# Baby Muscadines



## Ernest T Bass (Jun 3, 2012)

These are the vines in my yard. They are about 4 or 5 years old. They don't get much Sun, only 5 or 6 hours a day. I have some more behind the house that get no direct Sun, but the woods are full of muscadines that don't produce anything. The Lady at Ison's told me that they are probably all females, so I have planted some "Store Bought" males, hoping to get the wild one to produce. Should know if she was right in 3 or 4 years.


----------



## Julie (Jun 3, 2012)

Nice looking vines, Bud. Do you think you will have enough grapes this year for a batch of wine?


----------



## Ernest T Bass (Jun 3, 2012)

I hope I do, I got about a half gallon last year
Semper Fi


----------



## toddrod (Jun 4, 2012)

What are the buckets near each vine for?


----------



## Ernest T Bass (Jun 4, 2012)

The buckets are my "red neck" irrigation system.
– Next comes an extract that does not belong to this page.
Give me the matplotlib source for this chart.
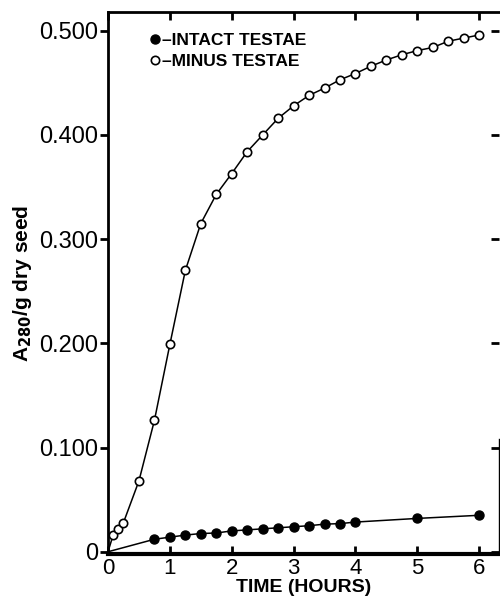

I have a 1/8 inch hole drilled on the side at the bottom. Its faster than watering them with a hose and the water comes out of the bucket slow enuf so it all soaks in near the vine.
Semper Fi


----------



## tatud4life (Jun 6, 2012)

Those look great!!!! Mine look very similar. My little clusters are bursting with little blooms. I believe I saw one of the clusters swelling today. I believe they are set for production!!


----------